Please write the listing below out again exactly, leaving every picture behind.

--- Start of Data section ---

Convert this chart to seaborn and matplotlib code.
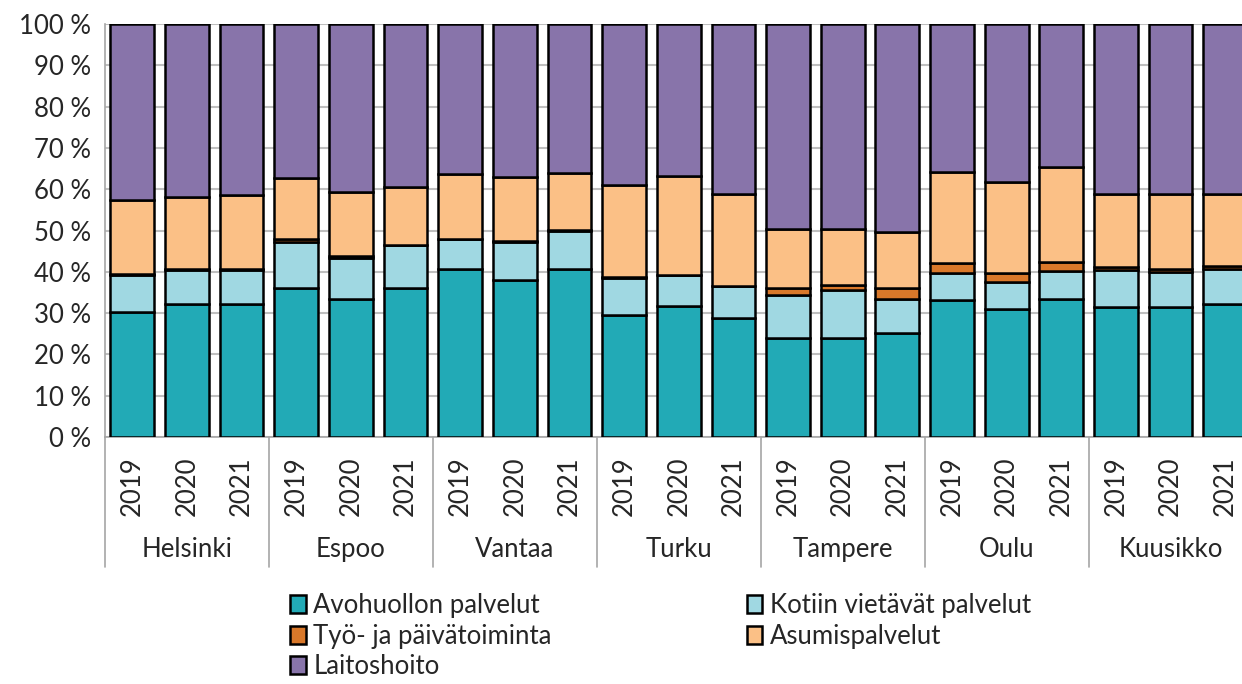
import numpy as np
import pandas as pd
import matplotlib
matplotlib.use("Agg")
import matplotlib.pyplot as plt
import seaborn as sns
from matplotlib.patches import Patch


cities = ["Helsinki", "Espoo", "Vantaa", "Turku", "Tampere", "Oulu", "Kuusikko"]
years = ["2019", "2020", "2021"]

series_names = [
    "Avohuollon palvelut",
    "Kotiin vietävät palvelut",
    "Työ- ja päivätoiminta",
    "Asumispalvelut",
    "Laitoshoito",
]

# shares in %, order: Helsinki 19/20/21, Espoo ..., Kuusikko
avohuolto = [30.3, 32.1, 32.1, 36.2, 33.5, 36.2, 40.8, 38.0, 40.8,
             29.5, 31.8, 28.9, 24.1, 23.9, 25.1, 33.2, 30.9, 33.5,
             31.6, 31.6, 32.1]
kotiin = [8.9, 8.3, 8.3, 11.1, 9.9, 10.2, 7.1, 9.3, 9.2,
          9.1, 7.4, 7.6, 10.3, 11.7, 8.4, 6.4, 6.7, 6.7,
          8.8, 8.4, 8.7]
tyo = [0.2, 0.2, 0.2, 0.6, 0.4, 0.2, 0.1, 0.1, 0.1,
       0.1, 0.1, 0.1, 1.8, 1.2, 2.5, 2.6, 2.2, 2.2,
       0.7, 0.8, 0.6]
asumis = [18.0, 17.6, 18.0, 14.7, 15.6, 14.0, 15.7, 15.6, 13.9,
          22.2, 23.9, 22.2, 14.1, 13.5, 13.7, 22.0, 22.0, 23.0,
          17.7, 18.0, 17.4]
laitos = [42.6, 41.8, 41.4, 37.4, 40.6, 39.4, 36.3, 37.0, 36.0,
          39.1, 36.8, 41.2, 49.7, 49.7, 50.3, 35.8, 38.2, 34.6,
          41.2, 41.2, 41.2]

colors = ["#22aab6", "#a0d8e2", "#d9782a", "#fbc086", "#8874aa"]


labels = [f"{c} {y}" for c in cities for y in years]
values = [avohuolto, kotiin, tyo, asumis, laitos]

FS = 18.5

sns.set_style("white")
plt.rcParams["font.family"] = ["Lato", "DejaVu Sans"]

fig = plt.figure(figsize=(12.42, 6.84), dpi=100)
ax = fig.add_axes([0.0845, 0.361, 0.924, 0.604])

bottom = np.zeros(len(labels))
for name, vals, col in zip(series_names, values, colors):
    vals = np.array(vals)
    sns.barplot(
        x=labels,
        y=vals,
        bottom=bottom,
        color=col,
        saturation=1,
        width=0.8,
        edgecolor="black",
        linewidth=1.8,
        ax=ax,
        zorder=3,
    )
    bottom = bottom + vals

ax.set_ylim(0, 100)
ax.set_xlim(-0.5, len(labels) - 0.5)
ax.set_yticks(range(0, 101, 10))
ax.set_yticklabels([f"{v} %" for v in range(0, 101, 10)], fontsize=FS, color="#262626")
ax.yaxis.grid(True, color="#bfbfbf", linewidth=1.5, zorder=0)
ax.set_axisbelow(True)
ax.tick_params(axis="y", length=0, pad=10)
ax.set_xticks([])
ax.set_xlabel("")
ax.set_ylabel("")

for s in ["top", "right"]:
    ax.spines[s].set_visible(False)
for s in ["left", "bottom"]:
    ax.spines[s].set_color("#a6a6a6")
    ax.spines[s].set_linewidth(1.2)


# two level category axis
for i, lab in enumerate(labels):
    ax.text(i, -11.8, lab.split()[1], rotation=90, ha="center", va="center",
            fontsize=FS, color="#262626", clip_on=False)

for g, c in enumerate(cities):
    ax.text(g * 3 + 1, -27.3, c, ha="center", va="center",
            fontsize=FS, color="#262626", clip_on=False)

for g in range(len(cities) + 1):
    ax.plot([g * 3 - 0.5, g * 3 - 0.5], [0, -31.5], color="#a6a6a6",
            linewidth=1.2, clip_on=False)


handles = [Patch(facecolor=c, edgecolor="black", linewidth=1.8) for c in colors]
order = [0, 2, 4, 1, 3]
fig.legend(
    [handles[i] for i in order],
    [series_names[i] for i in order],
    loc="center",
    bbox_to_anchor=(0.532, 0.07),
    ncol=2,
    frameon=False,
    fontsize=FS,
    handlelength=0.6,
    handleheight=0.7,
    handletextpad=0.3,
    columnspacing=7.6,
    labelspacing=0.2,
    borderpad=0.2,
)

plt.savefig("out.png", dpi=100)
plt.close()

--- End of Data section ---

Reply to the task.
Convert this chart to seaborn and matplotlib code.
import numpy as np
import pandas as pd
import matplotlib
matplotlib.use("Agg")
import matplotlib.pyplot as plt
import seaborn as sns
from matplotlib.patches import Patch


cities = ["Helsinki", "Espoo", "Vantaa", "Turku", "Tampere", "Oulu", "Kuusikko"]
years = ["2019", "2020", "2021"]

series_names = [
    "Avohuollon palvelut",
    "Kotiin vietävät palvelut",
    "Työ- ja päivätoiminta",
    "Asumispalvelut",
    "Laitoshoito",
]

# shares in %, order: Helsinki 19/20/21, Espoo ..., Kuusikko
avohuolto = [30.3, 32.1, 32.1, 36.2, 33.5, 36.2, 40.8, 38.0, 40.8,
             29.5, 31.8, 28.9, 24.1, 23.9, 25.1, 33.2, 30.9, 33.5,
             31.6, 31.6, 32.1]
kotiin = [8.9, 8.3, 8.3, 11.1, 9.9, 10.2, 7.1, 9.3, 9.2,
          9.1, 7.4, 7.6, 10.3, 11.7, 8.4, 6.4, 6.7, 6.7,
          8.8, 8.4, 8.7]
tyo = [0.2, 0.2, 0.2, 0.6, 0.4, 0.2, 0.1, 0.1, 0.1,
       0.1, 0.1, 0.1, 1.8, 1.2, 2.5, 2.6, 2.2, 2.2,
       0.7, 0.8, 0.6]
asumis = [18.0, 17.6, 18.0, 14.7, 15.6, 14.0, 15.7, 15.6, 13.9,
          22.2, 23.9, 22.2, 14.1, 13.5, 13.7, 22.0, 22.0, 23.0,
          17.7, 18.0, 17.4]
laitos = [42.6, 41.8, 41.4, 37.4, 40.6, 39.4, 36.3, 37.0, 36.0,
          39.1, 36.8, 41.2, 49.7, 49.7, 50.3, 35.8, 38.2, 34.6,
          41.2, 41.2, 41.2]

colors = ["#22aab6", "#a0d8e2", "#d9782a", "#fbc086", "#8874aa"]


labels = [f"{c} {y}" for c in cities for y in years]
values = [avohuolto, kotiin, tyo, asumis, laitos]

FS = 18.5

sns.set_style("white")
plt.rcParams["font.family"] = ["Lato", "DejaVu Sans"]

fig = plt.figure(figsize=(12.42, 6.84), dpi=100)
ax = fig.add_axes([0.0845, 0.361, 0.924, 0.604])

bottom = np.zeros(len(labels))
for name, vals, col in zip(series_names, values, colors):
    vals = np.array(vals)
    sns.barplot(
        x=labels,
        y=vals,
        bottom=bottom,
        color=col,
        saturation=1,
        width=0.8,
        edgecolor="black",
        linewidth=1.8,
        ax=ax,
        zorder=3,
    )
    bottom = bottom + vals

ax.set_ylim(0, 100)
ax.set_xlim(-0.5, len(labels) - 0.5)
ax.set_yticks(range(0, 101, 10))
ax.set_yticklabels([f"{v} %" for v in range(0, 101, 10)], fontsize=FS, color="#262626")
ax.yaxis.grid(True, color="#bfbfbf", linewidth=1.5, zorder=0)
ax.set_axisbelow(True)
ax.tick_params(axis="y", length=0, pad=10)
ax.set_xticks([])
ax.set_xlabel("")
ax.set_ylabel("")

for s in ["top", "right"]:
    ax.spines[s].set_visible(False)
for s in ["left", "bottom"]:
    ax.spines[s].set_color("#a6a6a6")
    ax.spines[s].set_linewidth(1.2)


# two level category axis
for i, lab in enumerate(labels):
    ax.text(i, -11.8, lab.split()[1], rotation=90, ha="center", va="center",
            fontsize=FS, color="#262626", clip_on=False)

for g, c in enumerate(cities):
    ax.text(g * 3 + 1, -27.3, c, ha="center", va="center",
            fontsize=FS, color="#262626", clip_on=False)

for g in range(len(cities) + 1):
    ax.plot([g * 3 - 0.5, g * 3 - 0.5], [0, -31.5], color="#a6a6a6",
            linewidth=1.2, clip_on=False)


handles = [Patch(facecolor=c, edgecolor="black", linewidth=1.8) for c in colors]
order = [0, 2, 4, 1, 3]
fig.legend(
    [handles[i] for i in order],
    [series_names[i] for i in order],
    loc="center",
    bbox_to_anchor=(0.532, 0.07),
    ncol=2,
    frameon=False,
    fontsize=FS,
    handlelength=0.6,
    handleheight=0.7,
    handletextpad=0.3,
    columnspacing=7.6,
    labelspacing=0.2,
    borderpad=0.2,
)

plt.savefig("out.png", dpi=100)
plt.close()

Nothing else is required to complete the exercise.